Wednesday, October 26, 2005

The Desert Koan

“An elder said: Here is the monk’s life-work, obedience, meditation, not judging others, not reviling, not complaining. For it is written: You who love the Lord, hate evil. So this is the monk’s life – not to walk in agreement with an unjust [person], nor to look with his eye upon evil, nor to go about being curious, and neither to examine nor to listen to the business of others. Not to be proud in his heart, nor to malign others in his thoughts. Not to fill his stomach, but in all things to behave with discretion. Behold, in all this you have the monk.”
—Wisdom of the Desert

So the essence of the monk’s life is simplicity. It is not great works of charity, not purity of heart, not piety and religious observance, not visions and rapture. It is a quiet, open, non-judgmental embrace of things as they are, without the need to achieve or control. In fact, it is letting go of the need to achieve or control anything.
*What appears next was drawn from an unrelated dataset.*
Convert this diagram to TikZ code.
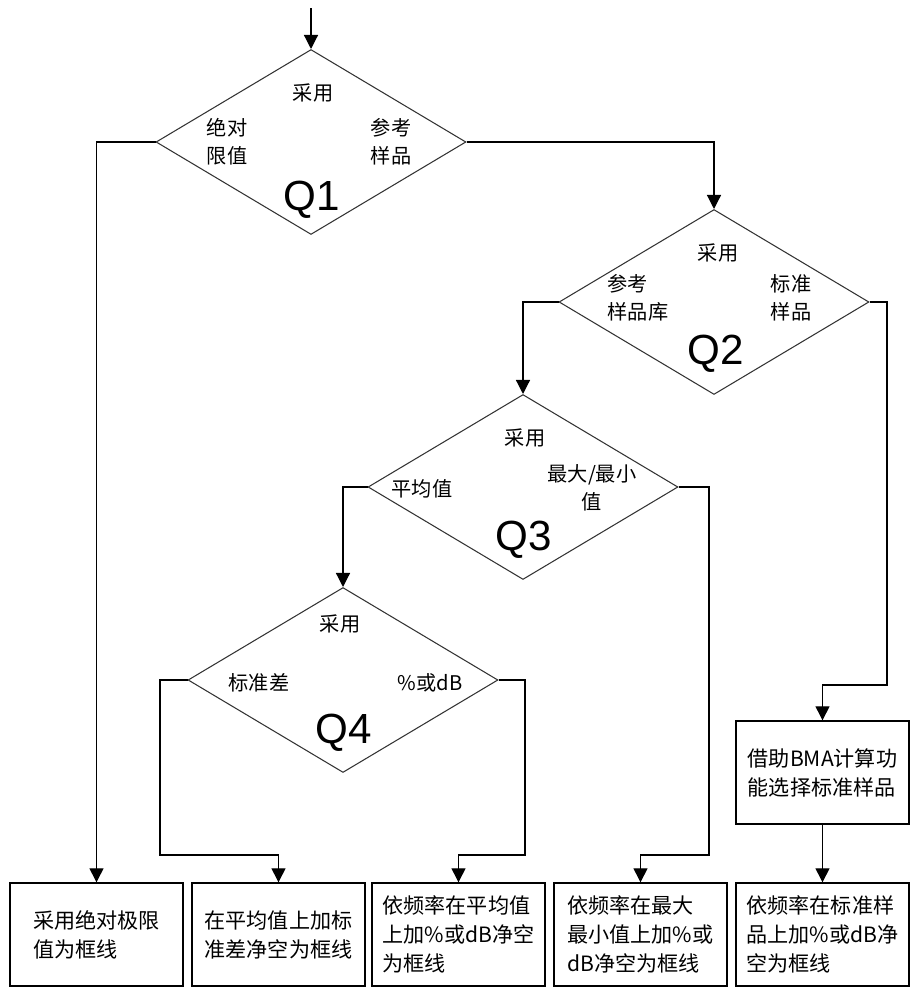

The physical austerities and solitude of the desert hermits would have been far more challenging than our own everyday modern lives, but is the simplicity of heart they were seeking any less challenging (or any less necessary) for us? It is harder to discover, in fact, because we are assailed by the temptations of material success, gossip and physical excess on a daily basis.

The koan for us modern, married monks is this: how do we realize the desert experience without going to the desert? How do we nurture the simplicity of the monk’s heart, to love the world with compassion and acceptance, which is of course to love ourselves with compassion and acceptance, just as we are?